> **Collected material**:
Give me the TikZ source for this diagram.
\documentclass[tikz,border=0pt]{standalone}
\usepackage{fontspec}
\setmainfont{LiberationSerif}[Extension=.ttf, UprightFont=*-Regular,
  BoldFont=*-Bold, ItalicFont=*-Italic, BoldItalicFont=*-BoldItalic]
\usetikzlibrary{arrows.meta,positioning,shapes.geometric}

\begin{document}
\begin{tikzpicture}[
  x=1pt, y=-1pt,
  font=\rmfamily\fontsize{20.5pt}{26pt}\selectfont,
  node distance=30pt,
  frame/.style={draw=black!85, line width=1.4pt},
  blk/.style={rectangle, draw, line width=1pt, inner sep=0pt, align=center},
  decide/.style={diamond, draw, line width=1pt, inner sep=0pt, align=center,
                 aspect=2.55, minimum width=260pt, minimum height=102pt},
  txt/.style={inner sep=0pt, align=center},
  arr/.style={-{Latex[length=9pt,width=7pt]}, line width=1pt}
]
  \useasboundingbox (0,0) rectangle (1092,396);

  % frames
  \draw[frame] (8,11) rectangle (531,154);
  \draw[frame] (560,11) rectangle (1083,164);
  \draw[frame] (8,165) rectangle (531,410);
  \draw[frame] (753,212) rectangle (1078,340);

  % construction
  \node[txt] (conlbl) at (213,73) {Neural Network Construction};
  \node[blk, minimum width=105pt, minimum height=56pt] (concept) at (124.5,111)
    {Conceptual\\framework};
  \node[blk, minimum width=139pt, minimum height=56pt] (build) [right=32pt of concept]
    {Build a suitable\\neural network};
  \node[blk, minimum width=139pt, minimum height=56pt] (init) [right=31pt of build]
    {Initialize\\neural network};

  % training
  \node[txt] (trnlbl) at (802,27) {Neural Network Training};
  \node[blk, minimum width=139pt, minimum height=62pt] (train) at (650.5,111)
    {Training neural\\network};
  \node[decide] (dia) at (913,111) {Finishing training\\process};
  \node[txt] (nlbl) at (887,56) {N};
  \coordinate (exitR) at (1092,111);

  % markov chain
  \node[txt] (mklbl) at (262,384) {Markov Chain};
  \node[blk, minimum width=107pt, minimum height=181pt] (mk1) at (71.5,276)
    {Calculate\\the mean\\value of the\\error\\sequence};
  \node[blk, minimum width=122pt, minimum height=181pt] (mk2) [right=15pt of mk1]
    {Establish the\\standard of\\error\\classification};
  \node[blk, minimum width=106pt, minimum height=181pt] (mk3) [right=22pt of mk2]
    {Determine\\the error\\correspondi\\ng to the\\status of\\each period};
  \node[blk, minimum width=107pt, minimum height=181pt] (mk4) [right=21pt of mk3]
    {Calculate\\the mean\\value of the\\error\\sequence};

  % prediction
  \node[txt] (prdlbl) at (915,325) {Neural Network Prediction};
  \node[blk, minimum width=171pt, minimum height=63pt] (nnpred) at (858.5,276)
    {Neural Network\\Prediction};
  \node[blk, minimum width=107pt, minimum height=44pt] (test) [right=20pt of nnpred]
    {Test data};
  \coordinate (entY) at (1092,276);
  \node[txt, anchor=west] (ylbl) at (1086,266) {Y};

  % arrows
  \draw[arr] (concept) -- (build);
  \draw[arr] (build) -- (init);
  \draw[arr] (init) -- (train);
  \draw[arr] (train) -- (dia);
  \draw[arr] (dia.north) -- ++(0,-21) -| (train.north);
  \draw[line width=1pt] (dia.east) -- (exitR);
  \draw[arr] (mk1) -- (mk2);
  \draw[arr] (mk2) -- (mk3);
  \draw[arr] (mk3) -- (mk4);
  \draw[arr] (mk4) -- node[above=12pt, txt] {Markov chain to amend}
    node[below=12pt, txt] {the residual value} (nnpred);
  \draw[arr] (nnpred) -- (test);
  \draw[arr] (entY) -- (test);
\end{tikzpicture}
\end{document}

> **What to do**: Only the lines from the beginning of the material above through the line with "(0,0) rectangle (1092,396);" are wanted; extract them exactly.

> **Problem solution**:
Give me the TikZ source for this diagram.
\documentclass[tikz,border=0pt]{standalone}
\usepackage{fontspec}
\setmainfont{LiberationSerif}[Extension=.ttf, UprightFont=*-Regular,
  BoldFont=*-Bold, ItalicFont=*-Italic, BoldItalicFont=*-BoldItalic]
\usetikzlibrary{arrows.meta,positioning,shapes.geometric}

\begin{document}
\begin{tikzpicture}[
  x=1pt, y=-1pt,
  font=\rmfamily\fontsize{20.5pt}{26pt}\selectfont,
  node distance=30pt,
  frame/.style={draw=black!85, line width=1.4pt},
  blk/.style={rectangle, draw, line width=1pt, inner sep=0pt, align=center},
  decide/.style={diamond, draw, line width=1pt, inner sep=0pt, align=center,
                 aspect=2.55, minimum width=260pt, minimum height=102pt},
  txt/.style={inner sep=0pt, align=center},
  arr/.style={-{Latex[length=9pt,width=7pt]}, line width=1pt}
]
  \useasboundingbox (0,0) rectangle (1092,396);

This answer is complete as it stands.